Der verstörte Arzt kehrt wieder nach Hause zurück. Er kann diese Nacht nicht aus seinem Kopf verdrängen und stellt nun weitere Nachforschungen an. Dabei stellt er fest dass sein Freund Nick Nightingale scheinbar spurlos verschwunden ist…
Was Stanley Kubrick dem Zuschauer da vorsetzt ist ein zutiefst mystischer Trip durch das verbotene Reich der menschlichen Lust. Der intelligente aber ursprünglich aufgrund seines chronischen Familienglücks recht naive Arzt entdeckt auf seiner Odyssee durch die dunklen Strassen der Großstadt Dinge, die ihn zutiefst erschüttern und ihn letztendlich wieder in die Arme seiner Familie treiben. Durch das Geständnis seiner Frau wird er verleitet, auf die Suche nach etwas anderem, vielleicht einer anderen Liebe, zu gehen, aber auf seiner Reise findet er keine Wärme oder Zuneigung sondern oftmals nur Schein und Dekadenz.
Das alles wird vom großen Meister Kubrick kongenial in Szene gesetzt. Der gesamte Film verläuft in einem sehr langsamen und hypnotisch wirkenden Tempo, das sich aber nicht ermüdend auswirkt, sondern dabei hilft sich als Zuschauer in die traumhafte Szenerie einzufinden. Auch die Farben des Films sind einfach atemberaubend, da sie aus jeder Einstellung das Maximum an Atmosphäre herausholen.
Natürlich stellen die Schauspieler das Herzstück von „Eyes Wide Shut“ dar, und besser als in diesem Film hat man Tom Cruise und Nicole Kidman nie gesehen. Man merkt förmlich dass die beiden ihre Rollen nicht spielen sondern leben. Nicht ohne Grund geben die beiden an dass die intensiven Dreharbeiten schon damals fast ihre Ehe, die inzwischen beendet ist, zerstört hätten. Der Film wühlt unter der Oberfläche und zeigt neben ästhetischen nackten Frauenkörpern auch den Dreck, der hinter verschlossen Türen liegt oder sich unter der menschlichen Hirnrinde abspielt. Er ist einerseits sinnlich und verspielt und andererseits düster und abstoßend.

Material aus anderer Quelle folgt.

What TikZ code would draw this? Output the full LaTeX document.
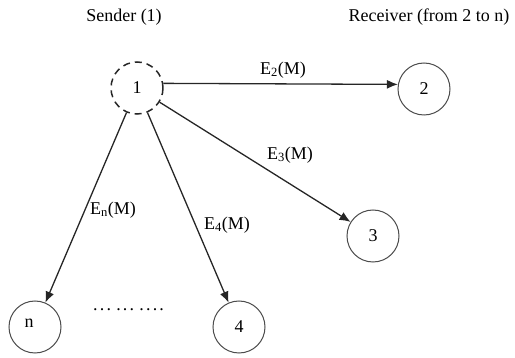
\documentclass[tikz,border=0pt]{standalone}
\usepackage{fontspec}
\setmainfont{Liberation Serif}
\usetikzlibrary{arrows.meta}
\newcommand{\dotgrp}[1]{\foreach \k in {1,...,#1}{.\hspace{2.2pt}}}
\begin{document}
\begin{tikzpicture}[x=1pt,y=-1pt,
  every node/.style={font=\fontsize{18}{20}\selectfont},
  peer/.style={circle,draw=black!70,line width=1pt,minimum size=52pt,inner sep=0pt},
  sender/.style={peer,draw=black!85,dash pattern=on 7pt off 5pt,line width=1.5pt},
  msg/.style={draw=black!85,line width=1.3pt,-{Latex[length=11pt,width=9pt]}},
  lbl/.style={inner sep=0pt}]
\useasboundingbox (0,0) rectangle (515,358);
\node[sender] (n1) at (137,88) {1};
\node[peer] (n2) at (424,89) {2};
\node[peer] (n3) at (373,236) {3};
\node[peer] (n4) at (239,327) {4};
\node[peer] (nn) at (35,327) {};
\node[lbl] (nlab) at (29,323) {n};
\node[lbl] (snd) at (124,17) {Sender (1)};
\node[lbl] (rcv) at (429,17) {Receiver (from 2 to n)};
\node[lbl,anchor=base west] (dots) at (93,311) {\dotgrp{3}\hspace{3pt}\dotgrp{3}\hspace{3pt}\dotgrp{4}};
\draw[msg] (n1.10) -- (n2.170);
\draw[msg] (n1) -- (n3);
\draw[msg] (n1) -- (n4);
\draw[msg] (n1) -- (nn);
\node[lbl] (e2) at (283,70) {E\textsubscript{2}(M)};
\node[lbl] (e3) at (290,155) {E\textsubscript{3}(M)};
\node[lbl] (en) at (113,210) {E\textsubscript{n}(M)};
\node[lbl] (e4) at (227,225) {E\textsubscript{4}(M)};
\end{tikzpicture}
\end{document}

Wie es der Titel „Eyes Wide Shut“ schon ausdrückt geht es hier nicht unbedingt um den Vorgang des Sehens mit den Augen sondern um das In-sich-kehren und auch das Träumen. So kann z.B. Bill die gebeichtete Fantasie seiner Frau nicht abschütteln und sieht sie ständig vor seinem geistigen Auge mit dem anderen Mann.
Man könnte wie schon erwähnt ganze Bücher mit Interpretationen von Stanley Kubricks letztem Streich füllen, doch das würde den Rahmen hier eindeutig sprengen.
Mit diesem Film hat eines der letzten großen Regiegenies uns ein vollendetes Werk hinterlassen, das auch in Zukunft Menschen zum Staunen, Denken und Fühlen anregen wird!